When Harris turns to the question of lessons to be learned from New Orleans, he does not argue for any particular package of reforms but introduces the more general concept he labels “Democratic Choice.” This involves evaluating school systems based on values that must drive public education: “freedom, efficiency, equity, and community.”

There is a role for market-driven practices, but Harris rejects the notion that government action is unnecessary, finally arguing that we must move beyond “unproductive and superficial debates” about “privatization” and “government monopolies” and recognize the contributions of both schools of thought.

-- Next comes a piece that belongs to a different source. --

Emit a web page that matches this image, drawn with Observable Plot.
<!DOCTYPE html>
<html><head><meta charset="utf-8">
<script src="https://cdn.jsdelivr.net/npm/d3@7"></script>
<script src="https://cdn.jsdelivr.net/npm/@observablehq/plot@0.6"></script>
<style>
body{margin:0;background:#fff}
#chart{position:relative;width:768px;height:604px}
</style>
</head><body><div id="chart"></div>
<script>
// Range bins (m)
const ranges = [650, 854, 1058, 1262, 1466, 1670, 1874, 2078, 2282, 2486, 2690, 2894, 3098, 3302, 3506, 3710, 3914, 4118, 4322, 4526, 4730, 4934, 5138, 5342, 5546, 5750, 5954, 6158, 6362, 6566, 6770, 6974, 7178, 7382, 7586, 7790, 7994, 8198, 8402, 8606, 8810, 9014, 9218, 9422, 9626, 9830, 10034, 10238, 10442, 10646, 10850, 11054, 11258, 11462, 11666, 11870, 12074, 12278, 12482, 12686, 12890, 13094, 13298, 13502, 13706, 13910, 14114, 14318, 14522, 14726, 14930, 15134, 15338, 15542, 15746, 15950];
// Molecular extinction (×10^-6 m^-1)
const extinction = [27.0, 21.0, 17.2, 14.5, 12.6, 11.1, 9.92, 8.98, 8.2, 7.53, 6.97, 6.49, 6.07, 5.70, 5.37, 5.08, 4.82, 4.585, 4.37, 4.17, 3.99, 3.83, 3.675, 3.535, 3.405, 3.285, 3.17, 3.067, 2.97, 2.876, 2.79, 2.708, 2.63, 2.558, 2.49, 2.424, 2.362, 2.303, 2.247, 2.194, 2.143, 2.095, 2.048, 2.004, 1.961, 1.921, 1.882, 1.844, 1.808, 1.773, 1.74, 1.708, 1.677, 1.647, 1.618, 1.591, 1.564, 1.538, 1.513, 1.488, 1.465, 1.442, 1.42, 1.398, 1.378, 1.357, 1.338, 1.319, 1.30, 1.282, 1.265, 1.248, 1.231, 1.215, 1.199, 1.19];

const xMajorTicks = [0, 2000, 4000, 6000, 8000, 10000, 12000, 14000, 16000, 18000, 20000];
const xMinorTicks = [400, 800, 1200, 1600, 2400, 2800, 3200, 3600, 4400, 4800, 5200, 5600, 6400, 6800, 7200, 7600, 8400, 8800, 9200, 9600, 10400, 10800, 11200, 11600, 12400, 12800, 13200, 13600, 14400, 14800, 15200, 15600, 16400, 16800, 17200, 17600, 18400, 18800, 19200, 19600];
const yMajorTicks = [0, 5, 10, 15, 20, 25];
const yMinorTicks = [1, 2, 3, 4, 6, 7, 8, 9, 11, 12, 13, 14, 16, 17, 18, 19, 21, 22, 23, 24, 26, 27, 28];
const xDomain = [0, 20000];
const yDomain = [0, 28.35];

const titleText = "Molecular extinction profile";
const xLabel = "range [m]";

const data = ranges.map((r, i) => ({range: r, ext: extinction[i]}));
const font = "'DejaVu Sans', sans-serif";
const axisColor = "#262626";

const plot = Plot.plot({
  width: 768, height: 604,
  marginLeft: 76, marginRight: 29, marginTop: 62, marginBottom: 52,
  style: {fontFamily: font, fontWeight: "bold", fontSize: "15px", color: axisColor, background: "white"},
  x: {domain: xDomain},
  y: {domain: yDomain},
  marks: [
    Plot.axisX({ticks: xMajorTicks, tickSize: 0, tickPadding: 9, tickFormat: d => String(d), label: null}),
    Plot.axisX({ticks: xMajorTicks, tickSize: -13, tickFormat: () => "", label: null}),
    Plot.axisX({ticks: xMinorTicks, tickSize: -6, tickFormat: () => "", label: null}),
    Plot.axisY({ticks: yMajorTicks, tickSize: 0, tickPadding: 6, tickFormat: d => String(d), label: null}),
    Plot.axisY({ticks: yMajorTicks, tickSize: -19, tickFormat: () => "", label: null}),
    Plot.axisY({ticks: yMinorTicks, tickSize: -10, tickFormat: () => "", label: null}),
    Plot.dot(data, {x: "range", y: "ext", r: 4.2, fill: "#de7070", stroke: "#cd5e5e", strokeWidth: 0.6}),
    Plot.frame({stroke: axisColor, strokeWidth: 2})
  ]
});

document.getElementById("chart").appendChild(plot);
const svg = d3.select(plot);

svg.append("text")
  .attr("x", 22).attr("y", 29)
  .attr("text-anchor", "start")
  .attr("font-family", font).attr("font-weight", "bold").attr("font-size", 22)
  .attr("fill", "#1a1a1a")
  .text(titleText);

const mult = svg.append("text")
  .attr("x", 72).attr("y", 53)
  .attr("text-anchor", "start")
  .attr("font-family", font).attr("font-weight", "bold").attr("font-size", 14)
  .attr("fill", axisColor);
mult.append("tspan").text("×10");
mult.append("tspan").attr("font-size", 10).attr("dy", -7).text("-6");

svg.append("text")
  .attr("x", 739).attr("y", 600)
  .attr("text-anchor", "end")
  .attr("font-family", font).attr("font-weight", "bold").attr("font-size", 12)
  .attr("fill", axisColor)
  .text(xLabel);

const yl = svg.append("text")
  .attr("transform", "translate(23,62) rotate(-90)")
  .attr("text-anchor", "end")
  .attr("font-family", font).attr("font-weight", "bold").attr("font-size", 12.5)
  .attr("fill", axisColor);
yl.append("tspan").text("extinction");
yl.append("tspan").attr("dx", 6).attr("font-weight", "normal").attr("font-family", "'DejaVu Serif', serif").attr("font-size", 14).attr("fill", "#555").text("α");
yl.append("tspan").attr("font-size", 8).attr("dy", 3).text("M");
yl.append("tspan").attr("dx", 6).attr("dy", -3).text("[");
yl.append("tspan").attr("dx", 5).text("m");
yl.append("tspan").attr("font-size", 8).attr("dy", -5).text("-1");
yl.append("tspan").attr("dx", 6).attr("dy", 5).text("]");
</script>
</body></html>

There are issues that Harris may take too lightly — for example, closing 40 schools in an 83-school system had to significantly disrupt the education of hundreds of children. He also focuses primarily on statistics for the whole of New Orleans, even though such city-wide statistics hide the reform effects on the lowest-performing schools, often in the poorest neighborhoods.

However, the statistics he cites are persuasive, and Harris is not a blind advocate for any one school of reform. Anyone interested in diving more deeply into the current school debates without the noise from overheated political rhetoric will find Charter School City an excellent starting point.

John P. Loonam has a Ph.D. in American literature from the City University of New York and taught English in New York City public schools for over 35 years. He has published fiction in various anthologies and journals, and his short plays have been featured by the Mottola Theater Project. He is married and the father of two sons; the four have lived in Brooklyn since long before it was cool.